We continued our work on the synthesis of polyhydroxylated cyclopentane β-amino acids by catalytically hydrogenating nitro ester 13 in the presence of hydrochloric acid, which led to the reduction in its nitro group to amino (Scheme 4). The resulting compound 14 was directly treated with tert-butoxycarbonyl anhydride in basic medium, giving the β-amino ester 15 in a 57% yield for the two steps.

The absolute configuration at the C-1 and C-5 positions of the β-amino ester 15 could be established from NOE experiments (Figure 3).

Thus, it was observed that H-1 shows NOE with H-3 (1.9%), which indicates that both protons are on the same face of the cyclopentane ring, allowing the configuration at the C-1 position to be established. Furthermore, H-5 presents NOE with H-2 (2.8%), which is only possible if both protons are arranged on the same side of the cyclopentane ring, which determines the configuration of the C-5 position.
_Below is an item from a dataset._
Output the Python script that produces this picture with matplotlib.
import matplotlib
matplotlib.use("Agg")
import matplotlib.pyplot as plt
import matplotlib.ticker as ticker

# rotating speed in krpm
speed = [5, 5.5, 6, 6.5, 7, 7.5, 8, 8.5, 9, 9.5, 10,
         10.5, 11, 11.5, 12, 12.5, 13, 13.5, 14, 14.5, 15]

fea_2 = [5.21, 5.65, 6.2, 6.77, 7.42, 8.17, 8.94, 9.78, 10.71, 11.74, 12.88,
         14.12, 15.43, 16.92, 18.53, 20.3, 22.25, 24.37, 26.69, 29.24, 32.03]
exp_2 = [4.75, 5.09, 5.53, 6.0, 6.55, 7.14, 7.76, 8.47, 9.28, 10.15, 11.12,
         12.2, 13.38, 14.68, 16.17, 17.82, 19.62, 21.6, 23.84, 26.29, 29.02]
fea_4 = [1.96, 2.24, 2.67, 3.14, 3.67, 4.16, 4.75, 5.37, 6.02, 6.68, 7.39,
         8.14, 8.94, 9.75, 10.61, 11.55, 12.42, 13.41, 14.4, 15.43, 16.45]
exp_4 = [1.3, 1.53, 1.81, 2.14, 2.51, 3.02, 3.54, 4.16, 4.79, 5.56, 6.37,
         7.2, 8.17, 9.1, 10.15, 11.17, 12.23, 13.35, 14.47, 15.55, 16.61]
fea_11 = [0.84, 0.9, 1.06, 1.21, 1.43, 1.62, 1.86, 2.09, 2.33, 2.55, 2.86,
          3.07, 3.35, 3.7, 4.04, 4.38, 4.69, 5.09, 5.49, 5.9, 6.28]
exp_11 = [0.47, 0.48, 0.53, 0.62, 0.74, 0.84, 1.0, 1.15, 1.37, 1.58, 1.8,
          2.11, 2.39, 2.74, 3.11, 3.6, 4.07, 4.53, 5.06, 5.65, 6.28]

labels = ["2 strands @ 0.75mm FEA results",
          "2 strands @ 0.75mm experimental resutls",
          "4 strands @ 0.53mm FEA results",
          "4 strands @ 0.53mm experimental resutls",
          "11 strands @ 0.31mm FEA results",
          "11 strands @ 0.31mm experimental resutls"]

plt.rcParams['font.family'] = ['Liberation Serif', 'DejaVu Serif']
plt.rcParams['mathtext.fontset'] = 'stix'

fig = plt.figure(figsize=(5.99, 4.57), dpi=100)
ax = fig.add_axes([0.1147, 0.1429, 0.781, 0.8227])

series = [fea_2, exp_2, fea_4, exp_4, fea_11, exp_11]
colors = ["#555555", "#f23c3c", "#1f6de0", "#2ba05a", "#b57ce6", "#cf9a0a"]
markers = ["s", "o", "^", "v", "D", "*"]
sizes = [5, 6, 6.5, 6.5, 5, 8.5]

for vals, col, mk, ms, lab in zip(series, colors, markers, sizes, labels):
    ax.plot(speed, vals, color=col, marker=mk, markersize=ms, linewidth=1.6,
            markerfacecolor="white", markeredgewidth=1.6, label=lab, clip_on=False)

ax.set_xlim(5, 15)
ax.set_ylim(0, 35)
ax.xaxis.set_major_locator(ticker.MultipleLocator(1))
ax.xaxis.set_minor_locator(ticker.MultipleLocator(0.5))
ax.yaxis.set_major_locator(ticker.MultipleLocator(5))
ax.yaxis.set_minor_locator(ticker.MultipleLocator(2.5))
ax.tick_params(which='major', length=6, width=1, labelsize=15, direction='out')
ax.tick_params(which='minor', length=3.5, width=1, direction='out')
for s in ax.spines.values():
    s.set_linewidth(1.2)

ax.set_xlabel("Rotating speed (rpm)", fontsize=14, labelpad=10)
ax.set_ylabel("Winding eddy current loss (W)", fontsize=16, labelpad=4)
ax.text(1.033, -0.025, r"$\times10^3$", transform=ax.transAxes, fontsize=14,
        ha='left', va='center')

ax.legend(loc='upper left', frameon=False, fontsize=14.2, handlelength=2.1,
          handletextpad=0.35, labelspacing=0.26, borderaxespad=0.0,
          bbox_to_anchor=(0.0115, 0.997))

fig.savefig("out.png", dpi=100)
Ultimately, the synthesis of the polyhydroxylated cyclopentane β-amino acid 15 was synthesized from D-glucose following a synthetic including an intramolecular Henry reaction that allowed us to generate a nitroolefin 10, to which lithium tris(phenylthio)methylene was enantioselectively added, to generate a polysubstituted cyclopentane 12, two of whose substituents [NO₂ and C(SPh)₃] are the precursors of the amino and the ester functionalities of the derivative 15.

This new synthetic strategy could be applied to the full panel of the 16 hexoses. The research group is currently working on this.